By the way, great Westoration.


----------



## roadrner (Jul 21, 1999)

Wes,
Looks good. As far as paint, you might want to try using some Petty blue and a little black to darken it a tint or so. May give you a better match. Then again, you might just want to try Petty blue straight. Just a thought. :thumbsup::thumbsup: Dave


----------



## WesJY (Mar 4, 2004)

roadrner said:


> Wes,
> Looks good. As far as paint, you might want to try using some Petty blue and a little black to darken it a tint or so. May give you a better match. Then again, you might just want to try Petty blue straight.
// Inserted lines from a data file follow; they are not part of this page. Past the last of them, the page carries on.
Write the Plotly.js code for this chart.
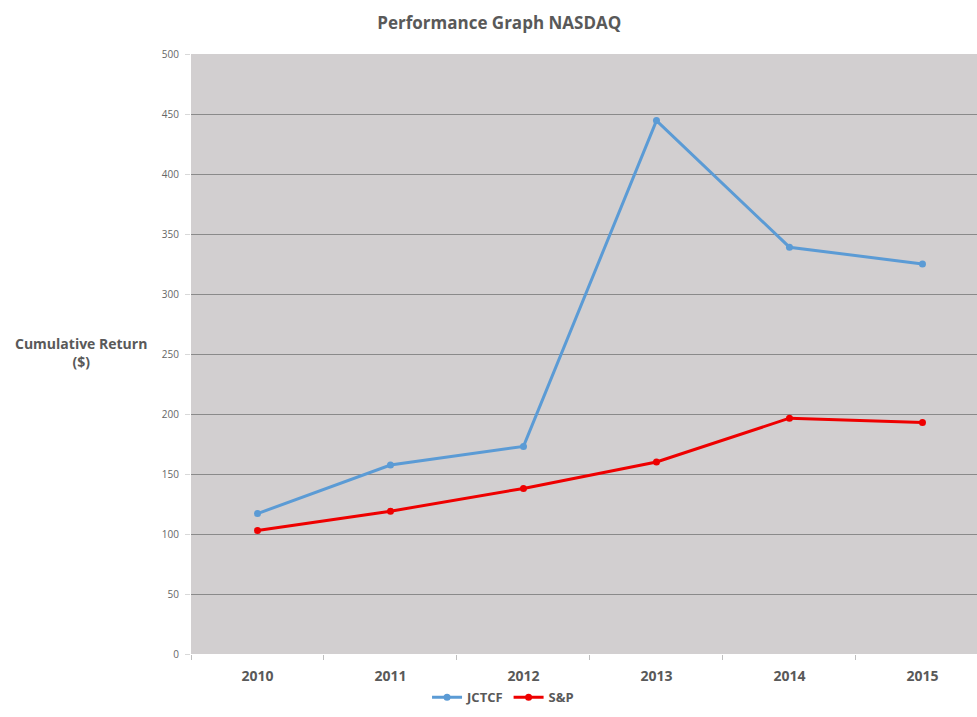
<!DOCTYPE html>
<html>
<head>
<meta charset="utf-8">
<script src="https://cdn.plot.ly/plotly-3.0.1.min.js"></script>
<style>html,body{margin:0;padding:0;background:#fff;}#chart{width:977px;height:717px;}</style>
</head>
<body>
<div id="chart"></div>
<script>
const years = ["2010", "2011", "2012", "2013", "2014", "2015"];
const jctcf = [117, 157.5, 173, 444.5, 339, 325];
const sp = [103, 119, 138, 160, 196.5, 193];
const yTicks = [0, 50, 100, 150, 200, 250, 300, 350, 400, 450, 500];

const traces = [
  {x: years, y: jctcf, name: "JCTCF", type: "scatter", mode: "lines+markers",
   line: {color: "#5b9bd5", width: 3}, marker: {color: "#5b9bd5", size: 7}},
  {x: years, y: sp, name: "S&P", type: "scatter", mode: "lines+markers",
   line: {color: "#ee0000", width: 3}, marker: {color: "#ee0000", size: 7}}
];

const layout = {
  width: 977, height: 717,
  margin: {l: 191, r: 0, t: 54, b: 63},
  paper_bgcolor: "#ffffff",
  plot_bgcolor: "#d2cfd0",
  font: {family: "Open Sans, Liberation Sans, sans-serif", color: "#595959"},
  title: {text: "<b>Performance Graph NASDAQ</b>", font: {size: 17, color: "#595959"},
          x: 0.511, xanchor: "center", y: 0.968, yanchor: "middle"},
  xaxis: {type: "category", range: [-0.5, 5.41], tickson: "boundaries",
          ticks: "outside", ticklen: 5, tickcolor: "#bfbfbf",
          showgrid: false, zeroline: false, showline: false,
          tickfont: {size: 14, color: "#595959", family: "Open Sans, sans-serif", weight: "bold"},
          ticklabelstandoff: 12, fixedrange: true},
  yaxis: {range: [0, 500], tickvals: yTicks, ticks: "outside", ticklen: 5, tickcolor: "#d9d9d9",
          showgrid: true, gridcolor: "#8a8a8a", gridwidth: 1, zeroline: false, showline: false,
          tickfont: {size: 10, color: "#666666"}, ticklabelstandoff: 4},
  showlegend: true,
  legend: {orientation: "h", x: 0.397, xanchor: "center", y: -0.072, yanchor: "middle",
           font: {size: 13, color: "#595959", weight: "bold"}, itemwidth: 30, tracegroupgap: 0},
  annotations: [
    {text: "<b>Cumulative Return</b><br><b>($)</b>", xref: "paper", yref: "paper",
     x: -0.14, y: 0.503, xanchor: "center", yanchor: "middle", showarrow: false,
     font: {size: 14, color: "#595959"}, align: "center"}
  ]
};

Plotly.newPlot("chart", traces, layout, {displayModeBar: false, staticPlot: true});
</script>
</body>
</html>
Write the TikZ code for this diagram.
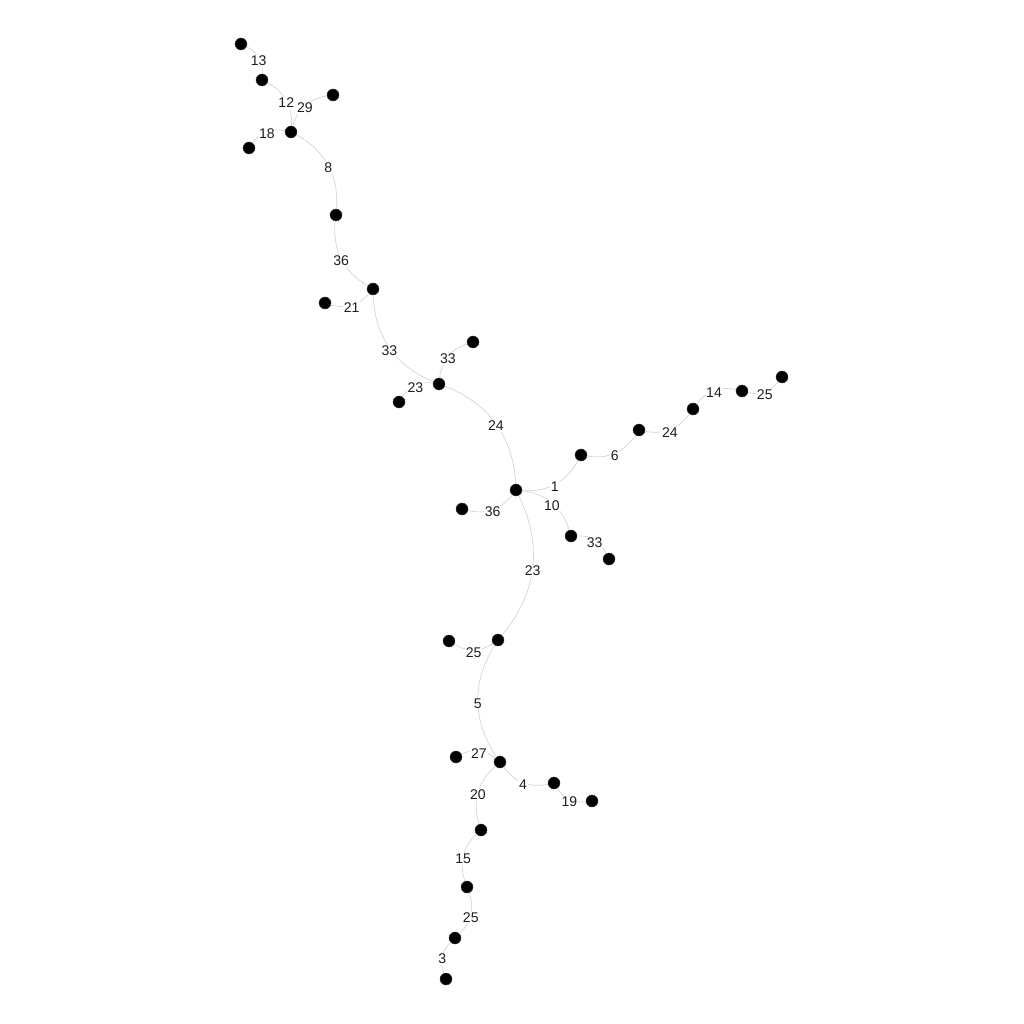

Just a thought. :thumbsup::thumbsup: Dave


i didnt put any paint on it - i took a big paint smudge off which was hard to do.. i dont know why there is some dark blue on it i am afraid if i use oops or some kkind of chemical to get the dark blue out then find the right paint for it. its not really petty blue its more like little lighter than petty blue. any ideas? 

Wes


----------



## sethndaddy (Dec 4, 2004)

*before*

heres one


----------



## GoodwrenchIntim (Feb 22, 2005)

Wes mix a little white paint in the blue you used, It will lighten it to a lighter blue an a possible match, BTW Looks GREAT!!!!!!!!


----------



## WesJY (Mar 4, 2004)

sethndaddy said:


> heres one


thanks ed!!! wow i didnt realized it was dirty too.. pretty cool to compare! i cleaned the body with wet rag and used qtip to take the paint off (smudge) .. 

Wes


----------



## WesJY (Mar 4, 2004)

GoodwrenchIntim said:


> Wes mix a little white paint in the blue you used, It will lighten it to a lighter blue an a possible match, BTW Looks GREAT!!!!!!!!


ahhhh didnt think of that. i will try that tonite! thanks for advice!

Wes


----------



## NTxSlotCars (May 27, 2008)

Maybe that paint smug was on it so long the rest of the paint faded a little. 
Maybe the darker blue is the real color?

Rich - got my thinkin cap on.


----------



## WesJY (Mar 4, 2004)

NTxSlotCars said:


> Maybe that paint smug was on it so long the rest of the paint faded a little.
> Maybe the darker blue is the real color?
> 
> Rich - got my thinkin cap on.


hmm good point! maybe i ll just leave it alone . i am afraid once you start working on it then 10 minutes later the word "police" will be gone ! LOL.. 

Wes


----------



## NTxSlotCars (May 27, 2008)

WesJY said:


> its not really petty blue its more like little lighter than petty blue. any ideas?


Yes,
I would have it all Petty blue so fast it would make your head swim, and your stomach sink(if your a collector).
How about a pink and yellow #42 "Marty Robbins Special" ?










Pattosplace has the decals










Just a thought,
Rich 43
A little STP goes a long way, like, 500 miles.


----------



## JordanZ870 (Nov 25, 2004)

Nice job, Wes!
That piece has always been one of my favorite Tyco cars.


----------



## Hilltop Raceway (Feb 12, 2006)

Looks good Wes!!! I'd just leave it as it myself, I guess??? Just display it on the "drive through side". Great work...RM


----------



## win43 (Aug 28, 2006)

:thumbsup::thumbsup: Nice Patrol car. "Pull it over to the curb!!!"


----------